[RECORDED DATA]
/---
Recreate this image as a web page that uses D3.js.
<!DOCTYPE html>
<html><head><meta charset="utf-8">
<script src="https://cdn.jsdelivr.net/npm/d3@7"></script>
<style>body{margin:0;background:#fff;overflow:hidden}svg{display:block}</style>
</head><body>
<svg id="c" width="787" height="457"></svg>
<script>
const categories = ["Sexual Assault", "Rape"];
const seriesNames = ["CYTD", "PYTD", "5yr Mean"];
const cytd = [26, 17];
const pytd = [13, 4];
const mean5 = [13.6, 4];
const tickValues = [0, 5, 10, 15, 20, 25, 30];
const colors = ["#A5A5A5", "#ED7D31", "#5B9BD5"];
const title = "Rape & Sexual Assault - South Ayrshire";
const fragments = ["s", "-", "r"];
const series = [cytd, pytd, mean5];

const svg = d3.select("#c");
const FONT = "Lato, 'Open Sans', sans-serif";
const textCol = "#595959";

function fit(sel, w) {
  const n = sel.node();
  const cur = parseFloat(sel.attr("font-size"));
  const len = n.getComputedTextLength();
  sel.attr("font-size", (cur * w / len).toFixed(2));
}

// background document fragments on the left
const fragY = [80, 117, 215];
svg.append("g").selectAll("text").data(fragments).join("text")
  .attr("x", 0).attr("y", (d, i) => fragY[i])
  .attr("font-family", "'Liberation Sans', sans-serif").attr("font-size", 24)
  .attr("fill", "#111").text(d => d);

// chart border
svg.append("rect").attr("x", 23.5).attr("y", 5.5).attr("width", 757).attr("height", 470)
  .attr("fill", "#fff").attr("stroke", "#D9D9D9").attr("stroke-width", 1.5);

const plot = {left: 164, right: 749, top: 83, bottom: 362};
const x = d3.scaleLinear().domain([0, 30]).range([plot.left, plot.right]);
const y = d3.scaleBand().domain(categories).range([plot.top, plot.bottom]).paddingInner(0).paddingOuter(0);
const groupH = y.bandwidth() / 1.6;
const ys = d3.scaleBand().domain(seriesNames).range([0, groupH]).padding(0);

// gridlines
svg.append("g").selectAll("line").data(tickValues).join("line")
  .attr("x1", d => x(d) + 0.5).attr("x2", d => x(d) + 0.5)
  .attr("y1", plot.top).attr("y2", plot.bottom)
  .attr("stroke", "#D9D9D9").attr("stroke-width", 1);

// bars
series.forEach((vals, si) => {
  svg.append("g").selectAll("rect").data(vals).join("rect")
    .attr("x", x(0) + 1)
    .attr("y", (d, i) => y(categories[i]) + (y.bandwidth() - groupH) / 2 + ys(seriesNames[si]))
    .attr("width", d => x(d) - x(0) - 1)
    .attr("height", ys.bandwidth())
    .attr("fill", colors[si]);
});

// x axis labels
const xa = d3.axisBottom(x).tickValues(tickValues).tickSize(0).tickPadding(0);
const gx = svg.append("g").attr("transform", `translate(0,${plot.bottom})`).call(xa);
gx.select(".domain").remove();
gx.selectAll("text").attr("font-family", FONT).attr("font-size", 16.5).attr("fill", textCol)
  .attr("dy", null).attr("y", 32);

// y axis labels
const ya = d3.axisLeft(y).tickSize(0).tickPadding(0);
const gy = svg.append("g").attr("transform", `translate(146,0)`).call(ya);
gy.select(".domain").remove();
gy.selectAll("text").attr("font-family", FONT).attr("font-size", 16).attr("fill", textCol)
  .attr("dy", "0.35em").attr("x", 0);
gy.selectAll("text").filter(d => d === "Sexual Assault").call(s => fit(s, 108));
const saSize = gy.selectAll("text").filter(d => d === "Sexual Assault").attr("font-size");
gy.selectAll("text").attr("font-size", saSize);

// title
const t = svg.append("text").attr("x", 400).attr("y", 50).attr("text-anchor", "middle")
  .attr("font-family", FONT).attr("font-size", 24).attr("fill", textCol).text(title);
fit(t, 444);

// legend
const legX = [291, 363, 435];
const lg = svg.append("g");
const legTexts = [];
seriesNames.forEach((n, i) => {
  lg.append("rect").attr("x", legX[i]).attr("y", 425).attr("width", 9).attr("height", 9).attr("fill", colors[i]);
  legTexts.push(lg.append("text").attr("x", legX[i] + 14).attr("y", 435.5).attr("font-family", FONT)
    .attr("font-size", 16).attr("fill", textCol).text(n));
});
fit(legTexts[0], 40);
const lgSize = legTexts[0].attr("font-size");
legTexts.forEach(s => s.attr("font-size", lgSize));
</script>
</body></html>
\---
[PROBLEM DETAILS]
Nothing should be left out: repeat all of the data exactly.

[EXPECTED ANSWER]
Recreate this image as a web page that uses D3.js.
<!DOCTYPE html>
<html><head><meta charset="utf-8">
<script src="https://cdn.jsdelivr.net/npm/d3@7"></script>
<style>body{margin:0;background:#fff;overflow:hidden}svg{display:block}</style>
</head><body>
<svg id="c" width="787" height="457"></svg>
<script>
const categories = ["Sexual Assault", "Rape"];
const seriesNames = ["CYTD", "PYTD", "5yr Mean"];
const cytd = [26, 17];
const pytd = [13, 4];
const mean5 = [13.6, 4];
const tickValues = [0, 5, 10, 15, 20, 25, 30];
const colors = ["#A5A5A5", "#ED7D31", "#5B9BD5"];
const title = "Rape & Sexual Assault - South Ayrshire";
const fragments = ["s", "-", "r"];
const series = [cytd, pytd, mean5];

const svg = d3.select("#c");
const FONT = "Lato, 'Open Sans', sans-serif";
const textCol = "#595959";

function fit(sel, w) {
  const n = sel.node();
  const cur = parseFloat(sel.attr("font-size"));
  const len = n.getComputedTextLength();
  sel.attr("font-size", (cur * w / len).toFixed(2));
}

// background document fragments on the left
const fragY = [80, 117, 215];
svg.append("g").selectAll("text").data(fragments).join("text")
  .attr("x", 0).attr("y", (d, i) => fragY[i])
  .attr("font-family", "'Liberation Sans', sans-serif").attr("font-size", 24)
  .attr("fill", "#111").text(d => d);

// chart border
svg.append("rect").attr("x", 23.5).attr("y", 5.5).attr("width", 757).attr("height", 470)
  .attr("fill", "#fff").attr("stroke", "#D9D9D9").attr("stroke-width", 1.5);

const plot = {left: 164, right: 749, top: 83, bottom: 362};
const x = d3.scaleLinear().domain([0, 30]).range([plot.left, plot.right]);
const y = d3.scaleBand().domain(categories).range([plot.top, plot.bottom]).paddingInner(0).paddingOuter(0);
const groupH = y.bandwidth() / 1.6;
const ys = d3.scaleBand().domain(seriesNames).range([0, groupH]).padding(0);

// gridlines
svg.append("g").selectAll("line").data(tickValues).join("line")
  .attr("x1", d => x(d) + 0.5).attr("x2", d => x(d) + 0.5)
  .attr("y1", plot.top).attr("y2", plot.bottom)
  .attr("stroke", "#D9D9D9").attr("stroke-width", 1);

// bars
series.forEach((vals, si) => {
  svg.append("g").selectAll("rect").data(vals).join("rect")
    .attr("x", x(0) + 1)
    .attr("y", (d, i) => y(categories[i]) + (y.bandwidth() - groupH) / 2 + ys(seriesNames[si]))
    .attr("width", d => x(d) - x(0) - 1)
    .attr("height", ys.bandwidth())
    .attr("fill", colors[si]);
});

// x axis labels
const xa = d3.axisBottom(x).tickValues(tickValues).tickSize(0).tickPadding(0);
const gx = svg.append("g").attr("transform", `translate(0,${plot.bottom})`).call(xa);
gx.select(".domain").remove();
gx.selectAll("text").attr("font-family", FONT).attr("font-size", 16.5).attr("fill", textCol)
  .attr("dy", null).attr("y", 32);

// y axis labels
const ya = d3.axisLeft(y).tickSize(0).tickPadding(0);
const gy = svg.append("g").attr("transform", `translate(146,0)`).call(ya);
gy.select(".domain").remove();
gy.selectAll("text").attr("font-family", FONT).attr("font-size", 16).attr("fill", textCol)
  .attr("dy", "0.35em").attr("x", 0);
gy.selectAll("text").filter(d => d === "Sexual Assault").call(s => fit(s, 108));
const saSize = gy.selectAll("text").filter(d => d === "Sexual Assault").attr("font-size");
gy.selectAll("text").attr("font-size", saSize);

// title
const t = svg.append("text").attr("x", 400).attr("y", 50).attr("text-anchor", "middle")
  .attr("font-family", FONT).attr("font-size", 24).attr("fill", textCol).text(title);
fit(t, 444);

// legend
const legX = [291, 363, 435];
const lg = svg.append("g");
const legTexts = [];
seriesNames.forEach((n, i) => {
  lg.append("rect").attr("x", legX[i]).attr("y", 425).attr("width", 9).attr("height", 9).attr("fill", colors[i]);
  legTexts.push(lg.append("text").attr("x", legX[i] + 14).attr("y", 435.5).attr("font-family", FONT)
    .attr("font-size", 16).attr("fill", textCol).text(n));
});
fit(legTexts[0], 40);
const lgSize = legTexts[0].attr("font-size");
legTexts.forEach(s => s.attr("font-size", lgSize));
</script>
</body></html>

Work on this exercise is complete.